In giving my substantive judgment, as had been requested by the defendant in the amended application, orders were made striking out the paragraphs of the plaintiffs’ amended statement of claim. The effect of the orders made was that the second plaintiffs’ sole cause of action was struck out and no leave was granted to replead.
At the hearing of the application on 2 December 2024, orders had been made for the plaintiffs to provide each of the further and better particulars, as requested by the defendant in the amended application.
The result of the orders made meant that the defendant’s amended application was wholly successful, and the plaintiffs’ application to amend the claim filed 2 December 2024 was unsuccessful.
In giving my substantive judgment, I had indicated that I considered that costs on a standard basis should follow the event but that I would consider any submissions should the parties contend otherwise.
Submissions filed on behalf of the defendant supported the order as to costs proposed.
The new solicitors now appointed to act on behalf of the plaintiffs since the hearing of the applications before me in December 2024 submit that the court, in the exercise of its discretion, should make an order for the costs of the applications to be costs in the cause.
I do not accept the submissions made. I do not accept that by the terms of my judgment it could be said that the first plaintiff is likely to succeed in her claim. Rather, given the early stage at which the application was brought, prior to any defence having been filed, it was appropriate for the court to determine the defendant’s amended application on the basis that the allegations made by the plaintiffs were true.
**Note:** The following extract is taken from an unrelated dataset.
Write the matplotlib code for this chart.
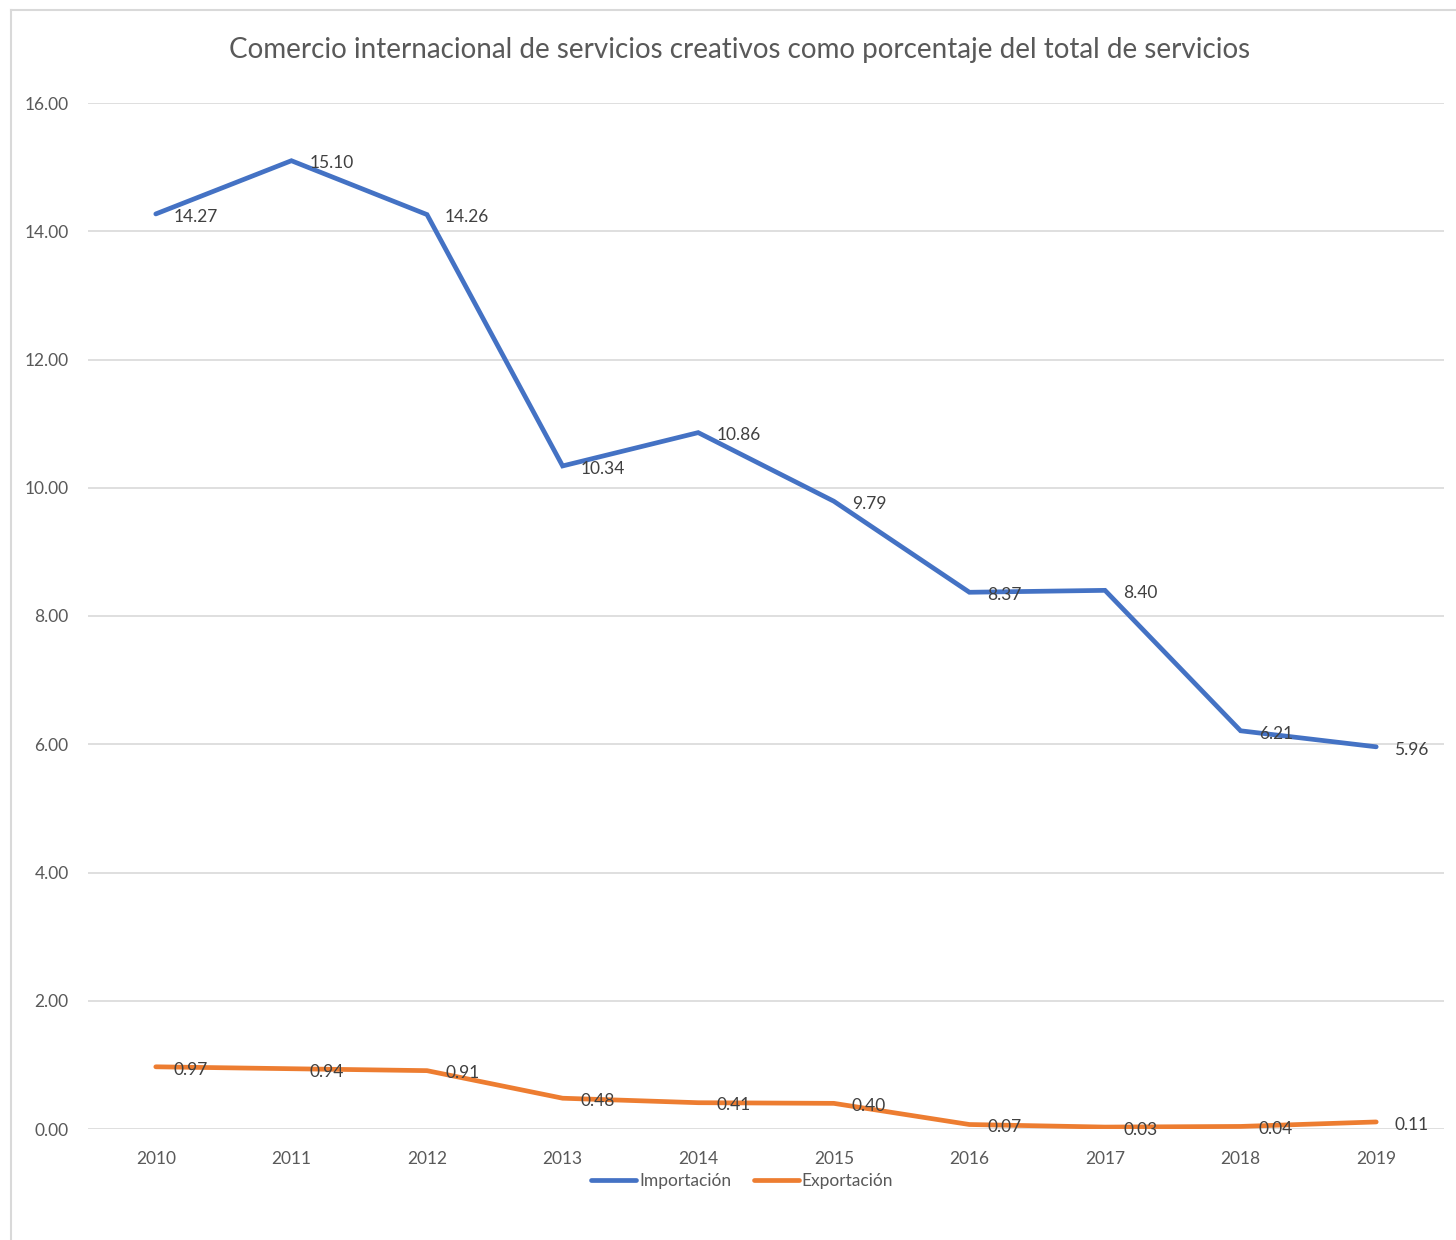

The court was simply proceeding to determine the application on the terms most favourable to the plaintiffs.
Further, the fact that the application raised a complex legal issue is no reason for an order of costs not to follow the event, particularly in circumstances where it was also found that the current pleading was defective.
The appropriate order is that the plaintiffs pay the defendant’s costs of the defendant’s amended application filed 27 November 2024 and of the plaintiffs’ application filed 2 December 2024.